News: Recently, India has seen a political drama in Maharashtra in which 37 Shiv Sena legislators were involved in defection.

Anti-Defection Laws in India

It is not new to Indian politics, and has been around for a long time. It is a routine exercise in Indian politics.

There have been several attempts to strengthen laws to curb this menace of defection in politics.

The bill for this menace was first introduced in the 4th Lok Sabha in 1967. However, it became a law as the Anti-Defection law in 1984. Further, the act was amended in 2003 to strengthen the legislation.

What are the causes of such a high level of defection in India?

Indian voters do not have concern about candidates defecting from one political party to another.

There is a party-centred approach in voting in India.

For example, a large majority of Indian voters vote for the party and not for the candidate.

Further, such a voting pattern is prevalent amongst both uneducated and educated voters, amongst urban and rural voters and amongst voters with various degrees of media exposure.

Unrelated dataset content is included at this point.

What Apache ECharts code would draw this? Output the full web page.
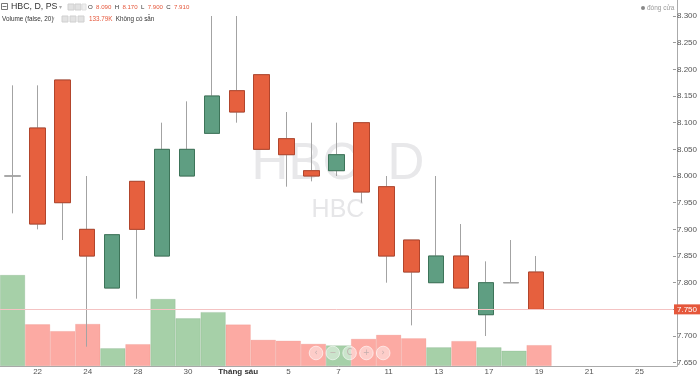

Many legislators defect to other parties for purely personal gains.

For example, there would be greater chances of win if elections are contested on the ticket of any “popular” political party. It is the party’s ticket and the popularity of its leader that helps them win the election.

Indian voters are divided on what kind of representatives they would prefer to vote for.

For example, 48% voters are happy to vote for an honest but inaccessible candidate, 24% voters are happy to vote for a candidate who is corrupt but accessible and 36% voters are ready to vote for a candidate with criminal background, but gets works done etc.

Way Forward

If voters take into consideration the merits and demerits of candidates, then many defectors and candidates with questionable records would fail to make it into Parliament or the Assemblies of different States.

Voters should decide to choose the candidate rather than the party during elections. It would push the MLAs/etc. to do work instead of just switching to parties just for electoral gain.

There is a slight increase in candidate-centred voting amongst Indian voters during the last few years.

As per the Lokniti-CSDS’s the National Elections Studies, during the 2014 Lok Sabha elections, 58% voters mentioned voting for the party while 33% said they voted for the candidate. However, findings of 2019 Lok Sabha elections, says, 52% voted for the party and 37% voters preferred voting for the candidate.